As of posting time, five workers have been confirmed dead while four remain missing.
Legarda said safety measures in mining should e strictly implemented and that work should automatically be suspended during and after heavy rainfall.
“This is the second time it has happened. The safety of our people must be a priority. Why were there operations despite the continued rains? Were safety measures in place?” she said in a statement.
According to an earlier Inquirer report, the western wall of the same mine collapsed on 13 workers on February 13, 2013. It killed five workers and left five missing.
“Safety in coal mining is always an issue.
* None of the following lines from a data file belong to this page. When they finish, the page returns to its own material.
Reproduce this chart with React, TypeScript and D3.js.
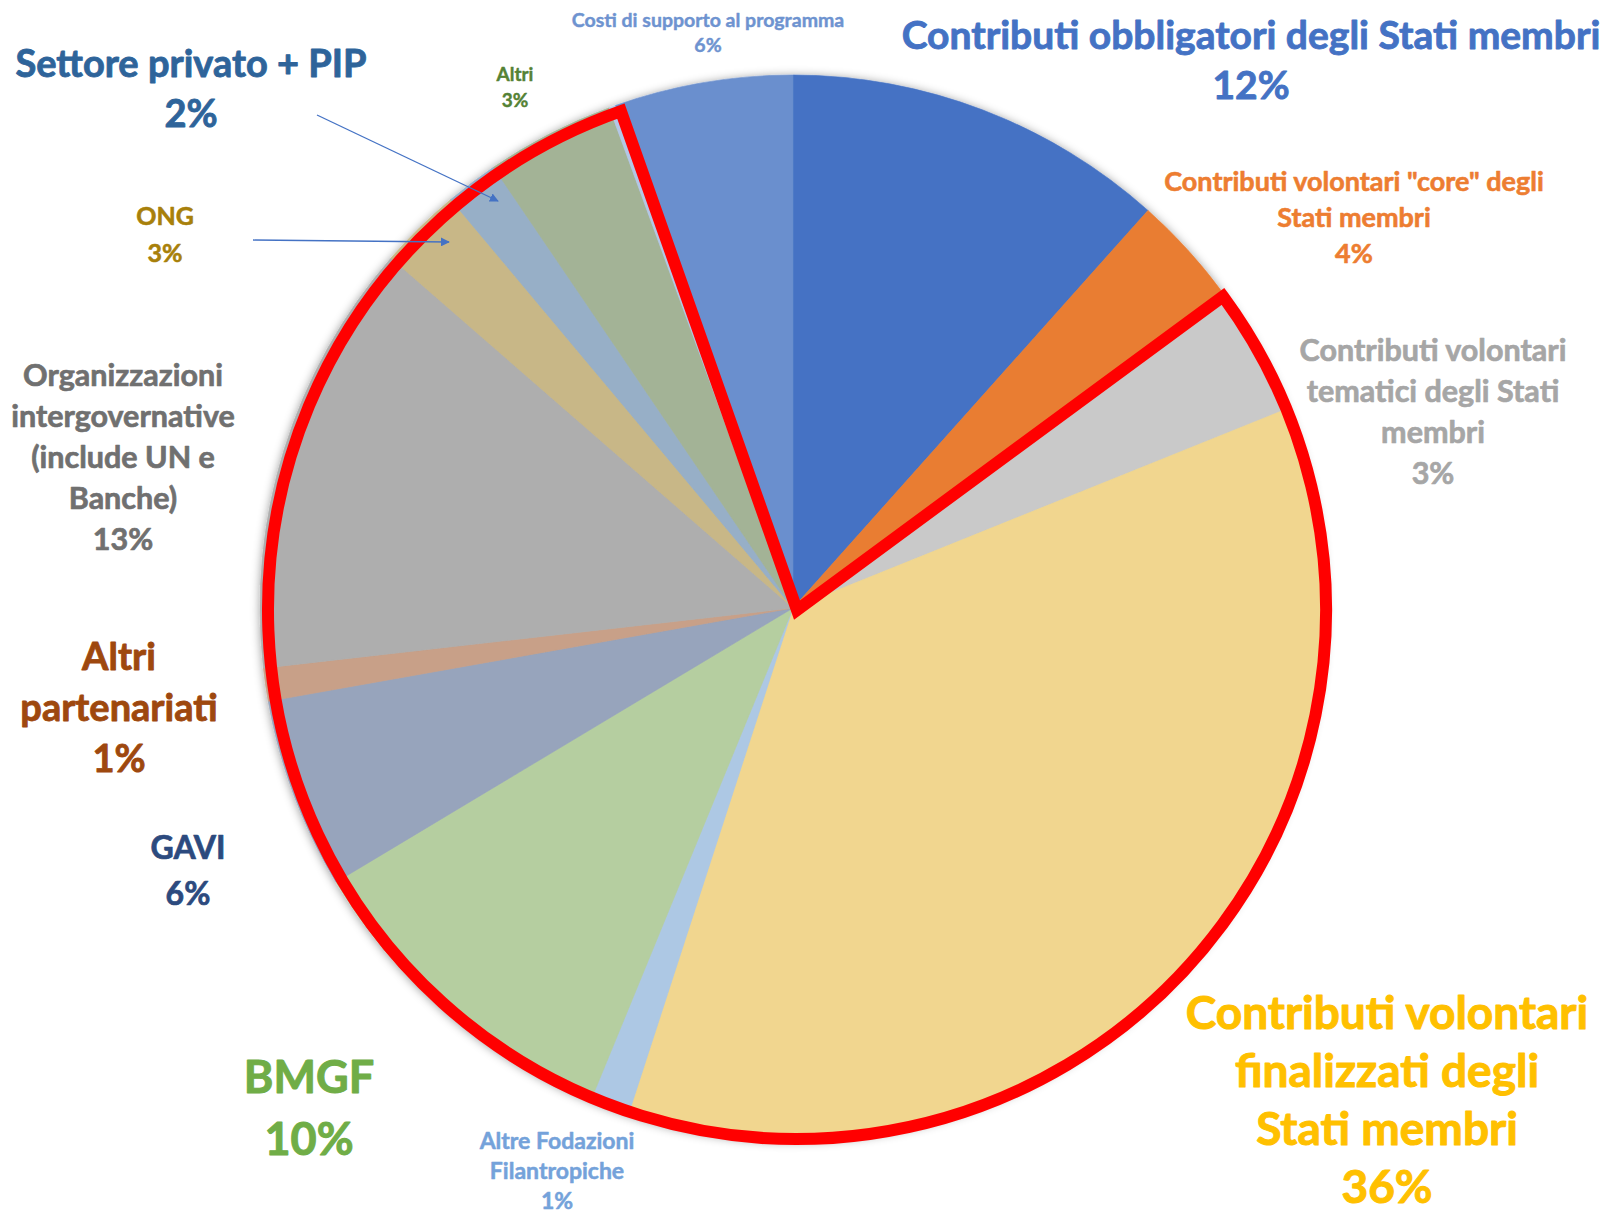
import * as d3 from 'd3';
import React from 'react';

// slices, clockwise from 12 o'clock
const categories = [
  'Contributi obbligatori degli Stati membri',
  'Contributi volontari "core" degli Stati membri',
  'n.d. (core)',
  'Contributi volontari tematici degli Stati membri',
  'Contributi volontari finalizzati degli Stati membri',
  'Altre Fodazioni Filantropiche',
  'BMGF',
  'GAVI',
  'Altri partenariati',
  'Organizzazioni intergovernative (include UN e Banche)',
  'ONG',
  'Settore privato + PIP',
  'Altri',
  'n.d. (altri)',
  'Costi di supporto al programma',
];
const values = [11.6, 3.3, 0.3, 3.7, 36.1, 1.2, 10.2, 5.8, 1.0, 13.2, 2.5, 1.6, 3.9, 0.2, 5.4];
const shownPct = ['12%', '4%', '', '3%', '36%', '1%', '10%', '6%', '1%', '13%', '3%', '2%', '3%', '', '6%'];
const labelLines = [
  ['Contributi obbligatori degli Stati membri'],
  ['Contributi volontari "core" degli', 'Stati membri'],
  [],
  ['Contributi volontari', 'tematici degli Stati', 'membri'],
  ['Contributi volontari', 'finalizzati degli', 'Stati membri'],
  ['Altre Fodazioni', 'Filantropiche'],
  ['BMGF'],
  ['GAVI'],
  ['Altri', 'partenariati'],
  ['Organizzazioni', 'intergovernative', '(include UN e', 'Banche)'],
  ['ONG'],
  ['Settore privato + PIP'],
  ['Altri'],
  [],
  ['Costi di supporto al programma'],
];
const sliceColors = [
  '#4472C4', '#E97D33', '#EDBB99', '#C9C9C9', '#F1D68F', '#ADC8E4', '#B5CEA0', '#97A4BC',
  '#C8A088', '#AEAEAE', '#C8B787', '#97AFC7', '#A3B396', '#B4C7E7', '#6A8FCE',
];
const textColors = [
  '#4472C4', '#ED7D31', '', '#A6A6A6', '#FFC000', '#74A2DA', '#70AD47', '#2C4A7E',
  '#9E480E', '#707070', '#A8800A', '#2E649A', '#548235', '', '#6E93D0',
];
// highlighted range (first and last slice index inside the red outline)
const highlight = [2, 13];

// label placement: centre x, first baseline, font size, line gap
const labelPos: ([number, number, number, number] | null)[] = [
  [1251, 49, 39, 50],
  [1354, 191, 27, 36],
  null,
  [1433, 361, 30.5, 41],
  [1387, 1029, 46, 58],
  [557, 1149, 23, 30],
  [309, 1093, 45, 62],
  [188, 859, 32, 46],
  [119, 670, 38, 51],
  [123, 386, 30.5, 41],
  [165, 225, 25, 37],
  [191, 77, 38, 50],
  [515, 81, 19, 26],
  null,
  [708, 27, 19.5, 25],
];
const arrows = [
  { from: [317, 115], to: [498, 201] },
  { from: [253, 240], to: [449, 242] },
];

const W = 1608;
const H = 1213;
const cx = 793;
const cy = 608;
const R = 533;

const App = () => {
  const pie = d3.pie<number>().sort(null).value(d => d);
  const arcs = pie(values);
  const arc = d3.arc<d3.PieArcDatum<number>>().innerRadius(0).outerRadius(R);
  // the red outline was placed by hand, a little off the pie centre
  const redArc = d3.arc()
    .innerRadius(0)
    .outerRadius(R - 4)
    .startAngle(arcs[highlight[0]].startAngle)
    .endAngle(arcs[highlight[1]].endAngle);

  return (
    <svg width={W} height={H} style={{ position: 'absolute', left: 0, top: 0, display: 'block' }}
      fontFamily="Lato, 'Open Sans', sans-serif" fontWeight={700}>
      <defs>
        <filter id="shadow" x="-10%" y="-10%" width="120%" height="120%">
          <feDropShadow dx="0" dy="1" stdDeviation="5" floodColor="#000" floodOpacity="0.4" />
        </filter>
        <marker id="arrowHead" viewBox="0 0 10 10" refX="9" refY="5" markerWidth="9" markerHeight="9"
          orient="auto" markerUnits="userSpaceOnUse">
          <path d="M0,0 L10,5 L0,10 Z" fill="#4472C4" />
        </marker>
      </defs>
      <rect width={W} height={H} fill="#fff" />
      <g transform={`translate(${cx},${cy})`}>
        <g filter="url(#shadow)">
          {arcs.map((a, i) => (
            <path key={i} d={arc(a) || ''} fill={sliceColors[i]} stroke={sliceColors[i]} strokeWidth={0.6} />
          ))}
        </g>
      </g>
      <g transform={`translate(${cx + 4},${cy + 2})`}>
        <path d={(redArc as any)() || ''} fill="none" stroke="#FF0000" strokeWidth={12}
          strokeLinejoin="miter" strokeMiterlimit={6} />
      </g>
      {arrows.map((a, i) => (
        <line key={i} x1={a.from[0]} y1={a.from[1]} x2={a.to[0]} y2={a.to[1]}
          stroke="#4472C4" strokeWidth={1.3} markerEnd="url(#arrowHead)" />
      ))}
      {labelPos.map((p, i) => {
        if (!p) return null;
        const [x, y, size, gap] = p;
        const lines = [...labelLines[i], shownPct[i]];
        return (
          <text key={i} x={x} y={y} textAnchor="middle" fontSize={size} fill={textColors[i]}
            stroke={textColors[i]} strokeWidth={size * 0.022} strokeLinejoin="round">
            {lines.map((l, j) => (
              <tspan key={j} x={x} y={y + j * gap}>{l}</tspan>
            ))}
          </text>
        );
      })}
    </svg>
  );
};

export default App;
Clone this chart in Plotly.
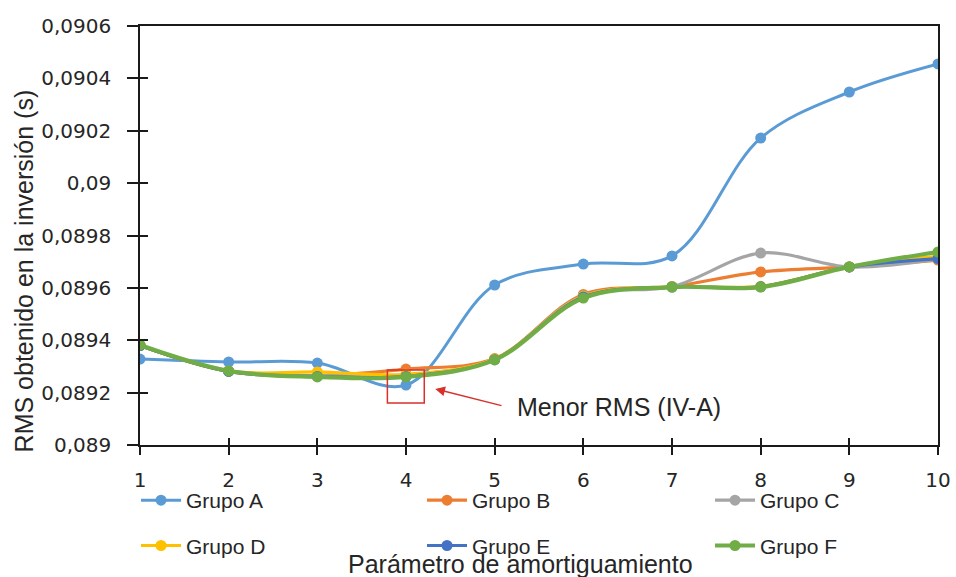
import plotly.graph_objects as go

# Parámetro de amortiguamiento (eje x)
damping = [1, 2, 3, 4, 5, 6, 7, 8, 9, 10]

# RMS obtenido en la inversión (s) por grupo
grupo_a = [0.089328, 0.089317, 0.089313, 0.089229, 0.089611, 0.089691, 0.089722, 0.090172, 0.090348, 0.090455]
grupo_b = [0.089380, 0.089282, 0.089265, 0.089290, 0.089330, 0.089575, 0.089605, 0.089661, 0.089680, 0.089706]
grupo_c = [0.089380, 0.089282, 0.089265, 0.089268, 0.089328, 0.089570, 0.089605, 0.089733, 0.089680, 0.089710]
grupo_d = [0.089380, 0.089282, 0.089279, 0.089270, 0.089328, 0.089568, 0.089604, 0.089606, 0.089681, 0.089720]
grupo_e = [0.089380, 0.089281, 0.089262, 0.089262, 0.089326, 0.089565, 0.089603, 0.089604, 0.089680, 0.089712]
grupo_f = [0.089382, 0.089283, 0.089260, 0.089260, 0.089325, 0.089561, 0.089603, 0.089603, 0.089680, 0.089737]

# Cada columna de la leyenda es una leyenda vertical propia (A/D, B/E, C/F)
series = [
    ("Grupo A", grupo_a, "#5B9BD5", 3.0, "legend"),
    ("Grupo B", grupo_b, "#ED7D31", 3.2, "legend2"),
    ("Grupo C", grupo_c, "#A5A5A5", 3.2, "legend3"),
    ("Grupo D", grupo_d, "#FFC000", 3.2, "legend"),
    ("Grupo E", grupo_e, "#4472C4", 3.2, "legend2"),
    ("Grupo F", grupo_f, "#70AD47", 4.2, "legend3"),
]

y_ticks = [0.0890, 0.0892, 0.0894, 0.0896, 0.0898, 0.0900, 0.0902, 0.0904, 0.0906]
y_ticktext = [f"{v:.4f}".rstrip("0").replace(".", ",") for v in y_ticks]

# Caja que marca el menor RMS y flecha de la etiqueta
box_x = [3.79, 4.206]
box_y = [0.089160, 0.089286]
arrow_head = (4.33, 0.089214)
arrow_tail = (5.094, 0.089149)
label_pos = (5.23, 0.089146)

fig = go.Figure()
for name, vals, color, width, leg in series:
    fig.add_trace(go.Scatter(
        x=damping, y=vals, name=name, mode="lines+markers",
        line=dict(color=color, width=width, shape="spline", smoothing=1.0),
        marker=dict(color=color, size=11),
        legend=leg, legendgroup=name,
    ))

# Eje superpuesto para dibujar las marcas hacia el interior (marcas cruzadas)
fig.add_trace(go.Scatter(x=[], y=[], xaxis="x2", yaxis="y2", showlegend=False, hoverinfo="skip"))

tick_font = dict(family="DejaVu Sans", size=20, color="#262626")
legend_font = dict(family="Liberation Sans, Arial", size=21, color="#262626")


def column_legend(x):
    return dict(
        orientation="v", x=x, xanchor="left", xref="paper",
        y=0.168, yanchor="top", yref="container",
        bgcolor="rgba(0,0,0,0)", font=legend_font, itemwidth=40,
        tracegroupgap=15,
    )


fig.update_layout(
    width=956, height=577,
    margin=dict(l=140, r=18, t=26, b=132, autoexpand=False),
    paper_bgcolor="white", plot_bgcolor="white",
    separators=",.",
    font=dict(family="Liberation Sans, Arial", color="#262626"),
    xaxis=dict(
        range=[1, 10], tickvals=damping, ticks="outside", ticklen=8, tickwidth=1.5,
        tickcolor="#1a1a1a", showline=True, linecolor="#1a1a1a", linewidth=1.5,
        mirror=True, showgrid=False, zeroline=False, tickfont=tick_font,
        ticklabelstandoff=8, automargin=False,
    ),
    yaxis=dict(
        range=[0.0890, 0.0906], tickvals=y_ticks, ticktext=y_ticktext, ticks="outside",
        ticklen=11, tickwidth=1.5, tickcolor="#1a1a1a", showline=True,
        linecolor="#1a1a1a", linewidth=1.5, mirror=True, showgrid=False,
        zeroline=False, tickfont=tick_font, ticklabelstandoff=12, automargin=False,
    ),
    xaxis2=dict(
        range=[1, 10], tickvals=damping, ticks="inside", ticklen=7, tickwidth=1.5,
        tickcolor="#1a1a1a", overlaying="x", anchor="y2", showticklabels=False,
        showline=False, showgrid=False, zeroline=False, automargin=False,
    ),
    yaxis2=dict(
        range=[0.0890, 0.0906], tickvals=y_ticks, ticks="inside", ticklen=8,
        tickwidth=1.5, tickcolor="#1a1a1a", overlaying="y", anchor="x2",
        showticklabels=False, showline=False, showgrid=False, zeroline=False,
        automargin=False,
    ),
    legend=column_legend(-0.005),
    legend2=column_legend(0.3534),
    legend3=column_legend(0.7143),
    shapes=[dict(
        type="rect", xref="x", yref="y", x0=box_x[0], x1=box_x[1],
        y0=box_y[0], y1=box_y[1], line=dict(color="#D8312B", width=1.5),
    )],
    annotations=[
        dict(
            x=arrow_head[0], y=arrow_head[1], ax=arrow_tail[0], ay=arrow_tail[1],
            xref="x", yref="y", axref="x", ayref="y", text="", showarrow=True,
            arrowhead=2, arrowsize=1.3, arrowwidth=1.5, arrowcolor="#D8312B",
        ),
        dict(
            x=label_pos[0], y=label_pos[1], xref="x", yref="y", xanchor="left",
            yanchor="middle", text="Menor RMS (IV-A)", showarrow=False,
            font=dict(family="Liberation Sans, Arial", size=25, color="#262626"),
        ),
        dict(
            x=0.4774, y=-0.284, xref="paper", yref="paper", xanchor="center",
            yanchor="middle", text="Parámetro de amortiguamiento", showarrow=False,
            font=dict(family="Liberation Sans, Arial", size=25, color="#262626"),
        ),
        dict(
            x=-0.145, y=0.415, xref="paper", yref="paper", xanchor="center",
            yanchor="middle", text="RMS obtenido en la inversión (s)", textangle=-90,
            showarrow=False,
            font=dict(family="Liberation Sans, Arial", size=25, color="#262626"),
        ),
    ],
)

fig.write_html("out.html")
There are environmental impacts as well as health and safety implications to the workers. Semirara Mining Corporation was given a license to operate an open pit mining facility, it is their responsibility to comply with occupational and safety standards. On the other hand, government agencies, particularly the DOE, the Department of Environment and Natural Resources (DENR), and the Department of Labor and Employment (DOLE) must strictly enforce safety standards on these mining sites,” Legarda said.
On Friday, labor group Kilusang Mayo Uno (KMU) called for justice for the workers.
“They were made to work very early in the morning despite the non-stop rains in the area, on top of the inherently dangerous nature of work in open-pit mining,” KMU chairperson Elmer Labog claimed.
He said the company should be held responsible for the workers’ deaths.
Also referring to the 2013 incident, Labog said it shows that the mining company “is guilty of violating safety standards.
“We fully support the call made by the Kalikasan-People’s Network for the Environment for Semirara’s closure, for its mining operations are some of the most hazardous and pollution-causing,” he said. “This incident is another proof that big capitalists penny-pinch on upholding workplace safety in order to increase profits.”
Labog also blamed the Department of Labor and Employment and the Aquino administration for allegedly allowing violations of workplace safety.
“We reiterate our call for the national government to recognize its leading role in upholding workplace safety, to carry out mandatory inspection of workplaces in the country, and to impose stiff penalties to capitalists who violate safety standards,” he said.